22. The approach relied on by the applicant in East Donegal should not be seen as laying down a general rule allowing any constitutional action by way of judicial review where there is any apprehended threat to rights. While the approach I have outlined above can be departed from where essential in the interests of justice, and while the approach I have set out could on one view involve a certain departure from some of the language or approaches in earlier caselaw, I am obliged to give effect to the most recent jurisprudence of the Supreme Court on these matters, particularly Gilligan v. Special Criminal Court and A. v. Governor of Arbour Hill Prison. The synthesis of legal principles which I have attempted above is an endeavour to reconcile the legal policies involved in a manner that can give practical guidance insofar as that can be attained in the present judgment and also keep a door open to applicants who must be allowed to make their challenge, but at an appropriate stage of the procedure.

23. Applying that approach to the present proceedings, the sole aim of the application is to have the statute condemned. There are no other grounds advanced for prohibition. There is no inevitability of unfairness to the applicant even if there is a possibility of unfairness. Therefore prohibition should normally be refused in such circumstances. There is no particular injustice to counter that position that would be caused to the applicant in having this challenge brought by plenary summons and heard after the finalisation of the criminal appeal (or if necessary brought as part of any judicial review challenge to an ultimate order of the Circuit Court). Leave should therefore be refused at this stage on that basis.

24. Separate and apart from all of the foregoing, the applicant must “engage with the facts” (per Hardiman J. in Scully v. D.P.P. [2005] 1 IR 242 at p. 252; per O’Donnell J. in Byrne v. D.P.P. [2011] 1 IR 346 at p. 352) to demonstrate the relevance of the particular constitutional or ECHR issue. In the present case, the applicant has failed to swear the grounding affidavit. His solicitor’s affidavit is hearsay insofar as it might be taken to suggest that the applicant, as opposed to his solicitor, does not understand what the offence involves. This is a crucial issue. There is no averment by the applicant as to his state of intoxication if any, or his state of mind as to whether he believed himself not to be intoxicated, on the occasion in question. The prejudice he allegedly suffered by not being advised as to what the law means may be entirely theoretical. If for example the applicant was merely boisterous after a single glass of sherry, he might have a complaint that the offence was capable of an unduly nebulous interpretation. If the applicant had consumed sufficiently large quantities of alcohol, he is not prejudiced by any looseness in the definition because he comes within even the most favourable interpretation of the section. How much alcohol he had consumed, of what kind and over what period, the applicant has not seen fit to inform the court. It may be that his solicitor’s professed inability to advise as to what the law means may be irrelevant in terms of the facts of the case, if such facts would, on any view, come within the ambit of the offence. The Garda statements which the applicant would have received by way of disclosure are not exhibited, which would have thrown light on the actual facts in the present case, which are somewhat obscured by the form of the present application. That is separate from the question of whether the applicant was obliged to make full disclosure of such information and material in an ex parte application. Fundamentally, the point raised is not one that he has demonstrated an entitlement to pursue by means of the present application.

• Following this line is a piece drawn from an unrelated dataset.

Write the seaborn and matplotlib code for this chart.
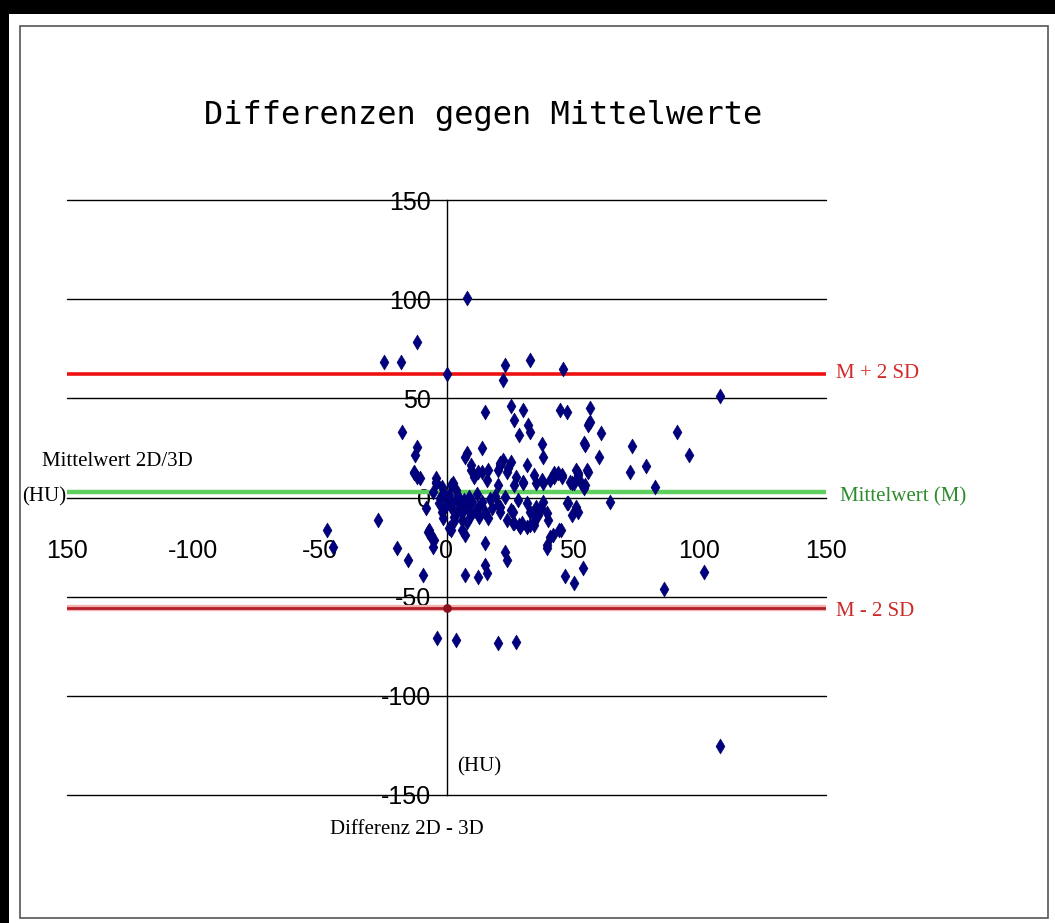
import matplotlib
matplotlib.use("Agg")
import matplotlib.pyplot as plt
import seaborn as sns
import pandas as pd
from matplotlib.patches import Rectangle

# Mean of 2D and 3D measurement (HU) and difference 2D - 3D (HU)
mittelwert = [
    8.3, -24.9, -17.8, -11.5, 0.0, 23.3, 22.5, 33.2, 46.2,
    108.3, 91.3, 95.7, 73.5, 72.7, 78.7, 82.6, 64.8,
    -17.4, -11.5, -12.3, -13.0, -11.5, -4.3, -4.3, 1.6,
    15.4, 25.3, 30.4, 26.5, 32.4, 33.2, 28.5, 37.9, 38.3, 44.7, 47.8, 56.9,
    56.5, 54.2, 14.2, 8.3, 7.5, 32.0, 22.5, 25.3, 9.5, 14.2, 20.2, 24.1,
    42.3, 45.8, 51.0, 56.1, 10.7, 16.2, 21.3, 24.5, 20.2, 30.4, 35.2, 38.3,
    42.3, 49.0, 51.8, 53.0, 54.9, 60.1, 60.9, 56.1, 56.9,
    45.8, 51.8, 50.2, 55.7, 54.9, 54.2, 47.8, 51.0, 49.8, 45.1,
    53.8, 47.0, 50.2, 101.6, 85.8, 108.3,
    43.9, 37.9, 41.1, 49.8, 35.2, 33.2, 40.3, 30.0, 34.4, 41.9, 39.9,
    -13.0, -10.3, -4.3, -1.6, 2.4, 3.6, -2.4, 0.4, 1.6, -1.6, -1.2, 2.8,
    4.7, 6.3, 8.3, 9.5, 12.3, 14.2, 15.4, 8.3, 16.6, 20.2, 21.3, 25.3,
    24.1, -7.5, -5.1, -6.3, 0.8, 6.3, 9.5, 12.6, 16.6, 21.3, 27.3,
    30.4, 34.4, 26.5, 28.1, 32.0, 26.1, 28.5, 32.0, 34.4, 36.0,
    -5.5, -8.3, 0.0, 2.0, 4.0, 5.5, 7.0, 10.0, 11.5, 13.0, 3.0, -0.5,
    6.0, 18.0, 17.0, -3.0, 1.0, 4.5, 9.0, 12.0, 19.0, 23.0, -1.0,
    -26.9, -19.4, -15.4, -9.1, -7.1, -6.3, -5.5, 1.6, 7.5, 15.4,
    23.3, 24.1, 15.4, 16.2, 7.5, 12.6, 26.5, 29.2, 33.2, 35.2, 37.2,
    38.3, 39.9, 41.1, 39.9, 44.3, 48.2, 51.8, 26.1, 21.3,
    -47.4, -45.0, -3.6, 3.6, 20.5, 27.3,
]
differenz = [
    100.6, 68.3, 68.3, 78.4, 62.3, 66.8, 59.3, 69.3, 64.8,
    51.2, 33.0, 21.4, 26.0, 12.9, 15.9, 5.3, -2.3,
    33.0, 25.5, 21.4, 12.4, 10.3, 9.8, 7.8, 6.3,
    43.1, 46.1, 44.1, 39.1, 36.6, 33.0, 31.5, 27.0, 20.4, 44.1, 43.1, 45.1,
    37.6, 27.5, 25.0, 22.4, 20.4, 16.4, 18.9, 17.9, 13.9, 12.9, 13.9, 12.9,
    12.4, 11.3, 13.9, 12.9, 10.3, 8.8, 17.4, 14.9, 6.3, 7.3, 7.3, 7.3,
    10.3, 7.8, 12.4, 7.3, 26.5, 20.4, 32.5, 36.6, 38.1,
    10.3, 11.3, 7.3, 13.9, 6.3, 4.8, -2.8, -4.8, -8.8, -16.4,
    -35.6, -39.6, -43.1, -37.6, -46.1, -125.4,
    12.4, 8.8, 8.8, 7.3, -4.8, -7.3, -11.3, -12.9, -13.9, -18.9, -24.0,
    12.9, 9.8, 7.3, 5.3, 7.3, 3.8, -0.3, -2.3, -4.8, -7.3, -10.3, -9.8,
    -6.3, -11.3, -4.8, -8.8, -5.3, -2.3, -7.3, -12.4, -10.3, -3.8, -7.3, -6.3,
    -11.3, -17.4, -21.4, -18.9, -15.4, -16.4, 16.4, 12.9, 13.9, 16.4, 10.3,
    7.8, 11.3, 6.3, -1.3, -2.8, -12.9, -13.9, -14.9, -12.4, -8.8,
    2.8, -5.3, -1.3, -3.0, -1.0, -3.5, -1.5, -2.5, -7.0, -10.0, -12.0, -5.0,
    -8.0, -5.5, -1.0, -3.0, 1.5, 1.0, 0.5, 2.0, 1.0, 0.5, 2.5,
    -11.3, -25.5, -31.5, -39.1, -16.4, -19.9, -25.0, -16.4, -18.9, -22.9,
    -27.5, -31.5, -34.0, -38.1, -39.1, -40.1, -12.9, -14.9, -13.9, -9.8, -5.3,
    -2.3, -7.8, -19.9, -25.5, -16.4, -2.8, -7.3, -7.3, -4.8,
    -16.4, -25.0, -70.9, -71.9, -73.4, -72.9,
]

# Mean difference and limits of agreement (M +/- 2 SD)
mean_diff = 3.0
upper_loa = 62.5
lower_loa = -55.5

axis_ticks = [-150, -100, -50, 0, 50, 100, 150]
x_tick_labels = ["150", "-100", "-50", "0", "50", "100", "150"]
y_tick_labels = ["-150", "-100", "-50", "0", "50", "100", "150"]
grid_levels = [-150, -100, -50, 50, 100, 150]

df = pd.DataFrame({"Mittelwert": mittelwert, "Differenz": differenz})

sns.set_style("white")
plt.rcParams["text.color"] = "black"
fig = plt.figure(figsize=(10.55, 9.23), dpi=100)

# Outer frame: heavy black edge on top and left, thin grey border inside
fig.patches.append(Rectangle((0, 0.985), 1, 0.015, transform=fig.transFigure,
                             facecolor="black", edgecolor="none", zorder=0))
fig.patches.append(Rectangle((0, 0), 0.0085, 1, transform=fig.transFigure,
                             facecolor="black", edgecolor="none", zorder=0))
fig.patches.append(Rectangle((0.0185, 0.005), 0.9745, 0.967, transform=fig.transFigure,
                             facecolor="none", edgecolor="#555555", linewidth=1.2, zorder=0))

ax = fig.add_axes([67 / 1055, 128 / 923, 759 / 1055, 595 / 923])
ax.set_xlim(-150, 150)
ax.set_ylim(-150, 150)

for lvl in grid_levels:
    ax.axhline(lvl, color="black", linewidth=1.0, zorder=1, clip_on=False)

ax.axhline(upper_loa, color="#ee1111", linewidth=2.6, zorder=2)
ax.axhline(lower_loa, color="#f4b0b0", linewidth=4.5, zorder=2)
ax.axhline(lower_loa, color="#b0202a", linewidth=2.0, zorder=2)
ax.axhline(mean_diff, color="#5fcf5f", linewidth=3.2, zorder=2)

for side in ["top", "right"]:
    ax.spines[side].set_visible(False)
ax.spines["left"].set_position(("data", 0))
ax.spines["bottom"].set_position(("data", 0))
for side in ["left", "bottom"]:
    ax.spines[side].set_color("black")
    ax.spines[side].set_linewidth(1.0)
    ax.spines[side].set_zorder(1)

ax.set_xticks(axis_ticks)
ax.set_xticklabels(x_tick_labels)
ax.set_yticks(axis_ticks)
ax.set_yticklabels(y_tick_labels)
ax.tick_params(axis="x", direction="out", length=7, width=1, color="black",
               pad=23, labelsize=18, labelcolor="black")
ax.tick_params(axis="y", length=0, pad=11, labelsize=18, labelcolor="black")
for lab in ax.get_xticklabels() + ax.get_yticklabels():
    lab.set_fontfamily("Liberation Sans")

sns.scatterplot(data=df, x="Mittelwert", y="Differenz", ax=ax, marker="d",
                s=58, color="#000080", edgecolor="#000060", linewidth=0.4,
                zorder=4, legend=False)
ax.scatter([0], [lower_loa], marker="o", s=28, color="#8b1020", zorder=4)
ax.set_xlabel("")
ax.set_ylabel("")

serif = "Liberation Serif"
fig.text(483 / 1055, 1 - 116 / 923, "Differenzen gegen Mittelwerte",
         ha="center", va="center", fontsize=23, family="DejaVu Sans Mono",
         color="black")
fig.text(42 / 1055, 1 - 462 / 923, "Mittelwert 2D/3D", ha="left", va="center",
         fontsize=15, family=serif, color="black")
fig.text(22 / 1055, 1 - 497 / 923, "(HU)", ha="left", va="center",
         fontsize=15, family=serif, color="black")
fig.text(457 / 1055, 1 - 767 / 923, "(HU)", ha="left", va="center",
         fontsize=15, family=serif, color="black")
fig.text(330 / 1055, 1 - 830 / 923, "Differenz 2D - 3D", ha="left", va="center",
         fontsize=15, family=serif, color="black")
fig.text(836 / 1055, 1 - 373 / 923, "M + 2 SD", ha="left", va="center",
         fontsize=15, family=serif, color="#d42a2a")
fig.text(840 / 1055, 1 - 497 / 923, "Mittelwert (M)", ha="left", va="center",
         fontsize=15, family=serif, color="#2e8b2e")
fig.text(836 / 1055, 1 - 612 / 923, "M - 2 SD", ha="left", va="center",
         fontsize=15, family=serif, color="#cc2a2a")

fig.savefig("out.png", dpi=100, facecolor="white")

25. For the foregoing reasons, I consider that the appropriate order in this case is to refuse leave to seek judicial review. In doing so, I should make clear that I am not deciding that the point is not arguable at the suit of an applicant who had standing to complain that he or she fell on the borderline of the offence. In this case, the applicant has not demonstrated such standing. Furthermore, other, wider, considerations apply which render the grant of leave inappropriate. It is clear from the decisions I have mentioned and the overall criteria for grant of leave as set out in G. v. Director of Public Prosecutions [1994] 1 I.R. 374, that the court is not limited to a consideration of arguability and must consider a number of other issues, such as whether judicial review, at the point in time at which the application is made, is the most appropriate remedy. In this case it is not. I therefore refuse the application.